* [TASK PROMPT]: In the material below, find each line holding the string "this" and copy it.

* [DATA]:
========

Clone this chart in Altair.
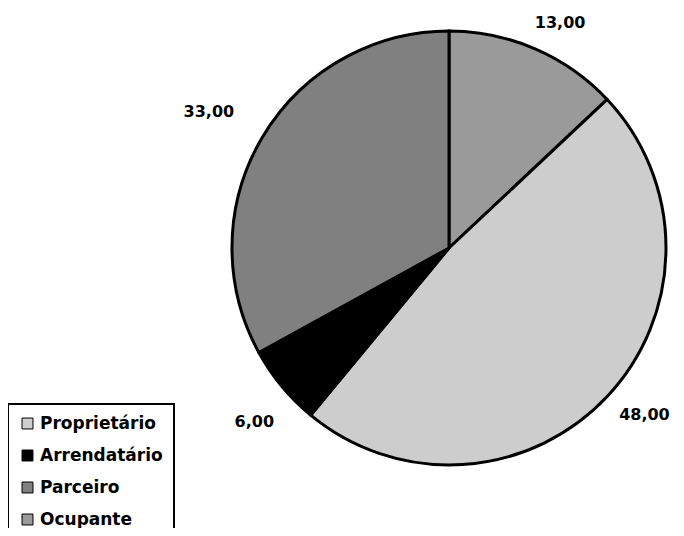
import altair as alt
import pandas as pd

categories = ["Ocupante", "Proprietário", "Arrendatário", "Parceiro"]
values = [13.0, 48.0, 6.0, 33.0]
slice_order = [0, 1, 2, 3]
labels = ["13,00", "48,00", "6,00", "33,00"]
legend_order = ["Proprietário", "Arrendatário", "Parceiro", "Ocupante"]
legend_colors = ["#cdcdcd", "#000000", "#808080", "#9a9a9a"]

df = pd.DataFrame({"cat": categories, "val": values, "ord": slice_order, "lab": labels})

cx, cy = 441, 240
FONT = "DejaVu Sans"

pie = alt.Chart(df).mark_arc(radius=217, stroke="black", strokeWidth=3).encode(
    theta=alt.Theta("val:Q", stack=True),
    order=alt.Order("ord:Q"),
    x=alt.value(cx),
    y=alt.value(cy),
    color=alt.Color(
        "cat:N",
        scale=alt.Scale(domain=legend_order, range=legend_colors),
        legend=alt.Legend(
            title=None,
            orient="none",
            legendX=0,
            legendY=396,
            symbolType="square",
            symbolSize=120,
            symbolStrokeColor="black",
            symbolStrokeWidth=1,
            symbolOpacity=1,
            labelFont=FONT,
            labelFontSize=17,
            labelFontWeight="bold",
            labelColor="black",
            rowPadding=14,
            padding=11,
            strokeColor="black",
            labelOffset=4,
        ),
    ),
)

# label placement (radial distance in px, angular nudge in percent of the circle)
label_style = {
    "13,00": (251, 0.8),
    "48,00": (257, -0.75),
    "6,00": (261, -0.6),
    "33,00": (276, -0.3),
}

stacked = alt.Chart(df).transform_window(
    cum="sum(val)", sort=[alt.SortField("ord")], frame=[None, 0]
).transform_calculate(mid="datum.cum - datum.val / 2")

text_layers = []
for lab, (r, nudge) in label_style.items():
    t = stacked.transform_filter(alt.datum.lab == lab).transform_calculate(
        ang=f"datum.mid + {nudge}"
    ).mark_text(
        radius=r,
        font=FONT,
        fontSize=16,
        fontWeight="bold",
        color="black",
        baseline="middle",
        align="center",
    ).encode(
        theta=alt.Theta("ang:Q", scale=alt.Scale(domain=[0, 100])),
        x=alt.value(cx),
        y=alt.value(cy),
        text="lab:N",
    )
    text_layers.append(t)

chart = alt.layer(pie, *text_layers).resolve_scale(theta="independent").properties(
    width=668, height=520, autosize="none", padding=0
).configure_view(stroke=None).configure_legend(strokeWidth=2)

chart.save("out.html", embed_options={"renderer": "svg", "actions": False})
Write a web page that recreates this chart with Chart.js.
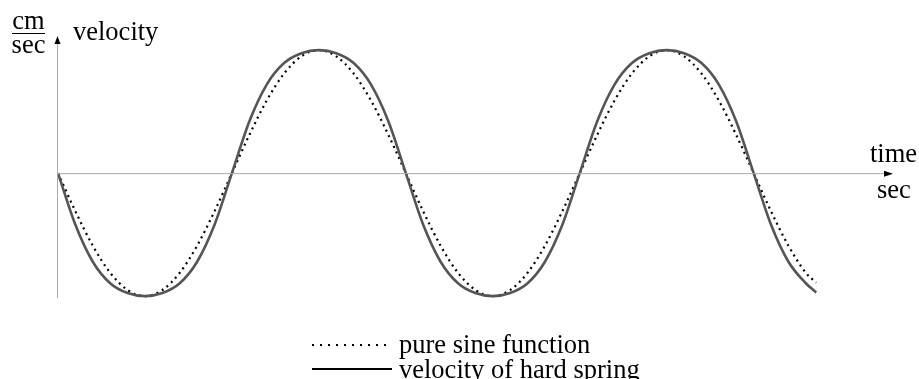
<!DOCTYPE html>
<html>
<head>
<meta charset="utf-8">
<title>velocity of hard spring</title>
<script src="https://cdn.jsdelivr.net/npm/chart.js@4.4.1/dist/chart.umd.min.js"></script>
<style>
  html, body { margin: 0; padding: 0; background: #fff; }
  #chart { display: block; }
</style>
</head>
<body>
<canvas id="chart" width="919" height="379"></canvas>
<script>
// time in half-periods
const times = [
  0.0, 0.1, 0.2, 0.3, 0.4, 0.5, 0.6, 0.7, 0.8, 0.9,
  1.0, 1.1, 1.2, 1.3, 1.4, 1.5, 1.6, 1.7, 1.8, 1.9,
  2.0, 2.1, 2.2, 2.3, 2.4, 2.5, 2.6, 2.7, 2.8, 2.9,
  3.0, 3.1, 3.2, 3.3, 3.4, 3.5, 3.6, 3.7, 3.8, 3.9,
  4.0, 4.1, 4.2, 4.3, 4.36
];

const sineVel = [
  0, -0.31, -0.59, -0.81, -0.95, -1, -0.95, -0.81, -0.59, -0.31,
  0, 0.31, 0.59, 0.81, 0.95, 1, 0.95, 0.81, 0.59, 0.31,
  0, -0.31, -0.59, -0.81, -0.95, -1, -0.95, -0.81, -0.59, -0.31,
  0, 0.31, 0.59, 0.81, 0.95, 1, 0.95, 0.81, 0.59, 0.31,
  0, -0.31, -0.59, -0.81, -0.89
];

const hardVel = [
  0, -0.42, -0.72, -0.895, -0.975, -1, -0.975, -0.895, -0.72, -0.42,
  0, 0.42, 0.72, 0.895, 0.975, 1, 0.975, 0.895, 0.72, 0.42,
  0, -0.42, -0.72, -0.895, -0.975, -1, -0.975, -0.895, -0.72, -0.42,
  0, 0.42, 0.72, 0.895, 0.975, 1, 0.975, 0.895, 0.72, 0.42,
  0, -0.42, -0.72, -0.895, -0.97
];

const legendLabels = ['pure sine function', 'velocity of hard spring'];

const FONT = '26.5px "Liberation Serif", "Times New Roman", serif';

function toPoints(ys) {
  return times.map((t, i) => ({ x: t, y: ys[i] }));
}

// axes with arrowheads, unit labels and the legend
const decorations = {
  id: 'decorations',
  afterDatasetsDraw(chart) {
    const ctx = chart.ctx;
    const x = chart.scales.x, y = chart.scales.y;
    const x0 = x.getPixelForValue(0);
    const y0 = y.getPixelForValue(0);
    const area = chart.chartArea;

    ctx.save();
    ctx.strokeStyle = '#aaaaaa';
    ctx.lineWidth = 1;
    ctx.beginPath();
    ctx.moveTo(x0 - 0.5, area.bottom);
    ctx.lineTo(x0 - 0.5, area.top - 3);
    ctx.moveTo(x0, y0 + 0.5);
    ctx.lineTo(886, y0 + 0.5);
    ctx.stroke();

    ctx.fillStyle = '#000';
    ctx.beginPath();
    ctx.moveTo(x0 - 0.5, area.top - 8);
    ctx.lineTo(x0 - 3.5, area.top);
    ctx.lineTo(x0 + 2.5, area.top);
    ctx.closePath();
    ctx.fill();
    ctx.beginPath();
    ctx.moveTo(893, y0 + 0.5);
    ctx.lineTo(884, y0 - 2.5);
    ctx.lineTo(884, y0 + 3.5);
    ctx.closePath();
    ctx.fill();

    ctx.font = FONT;
    ctx.textBaseline = 'alphabetic';
    ctx.textAlign = 'center';
    ctx.fillText('cm', 28.5, 29);
    ctx.fillText('sec', 28.5, 53);
    ctx.fillRect(12, 33, 33, 1);
    ctx.textAlign = 'left';
    ctx.fillText('velocity', 73, 40);
    ctx.fillText('time', 870, 162);
    ctx.fillText('sec', 877, 198);

    // legend
    ctx.fillText(legendLabels[0], 399, 353);
    ctx.fillText(legendLabels[1], 399, 378);
    ctx.strokeStyle = '#000';
    ctx.lineWidth = 2;
    ctx.setLineDash([2, 6]);
    ctx.beginPath();
    ctx.moveTo(312, 345);
    ctx.lineTo(392, 345);
    ctx.stroke();
    ctx.setLineDash([]);
    ctx.beginPath();
    ctx.moveTo(312, 369);
    ctx.lineTo(392, 369);
    ctx.stroke();
    ctx.restore();
  }
};

new Chart(document.getElementById('chart'), {
  type: 'line',
  data: {
    datasets: [
      {
        label: legendLabels[1],
        data: toPoints(hardVel),
        borderColor: '#555555',
        borderWidth: 2.6,
        cubicInterpolationMode: 'monotone',
        pointRadius: 0,
        fill: false
      },
      {
        label: legendLabels[0],
        data: toPoints(sineVel),
        borderColor: '#000000',
        borderWidth: 2.2,
        borderDash: [2, 4],
        borderCapStyle: 'butt',
        cubicInterpolationMode: 'monotone',
        pointRadius: 0,
        fill: false
      }
    ]
  },
  options: {
    responsive: false,
    animation: false,
    events: [],
    layout: { padding: { left: 58, right: 61, top: 44, bottom: 81 } },
    plugins: {
      legend: { display: false },
      tooltip: { enabled: false }
    },
    scales: {
      x: { type: 'linear', min: 0, max: 4.6, display: false },
      y: { type: 'linear', min: -1.015, max: 1.05, display: false }
    }
  },
  plugins: [decorations]
});
</script>
</body>
</html>
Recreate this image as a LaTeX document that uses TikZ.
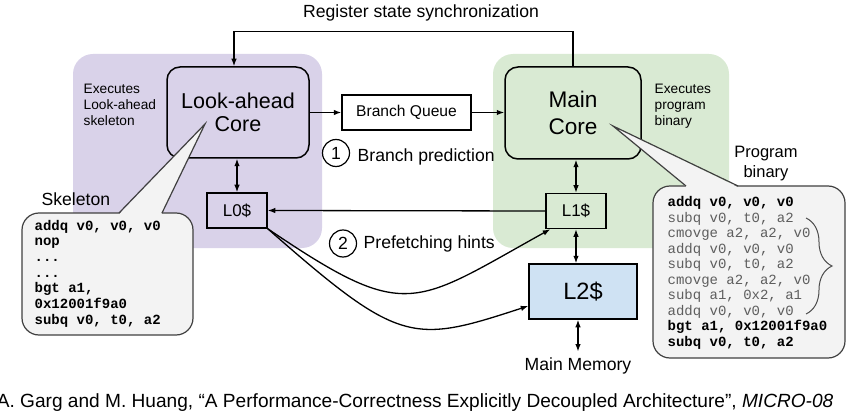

========

* [FINAL ANSWER]:
Clone this chart in Altair.
Write a web page that recreates this chart with Chart.js.
Recreate this image as a LaTeX document that uses TikZ.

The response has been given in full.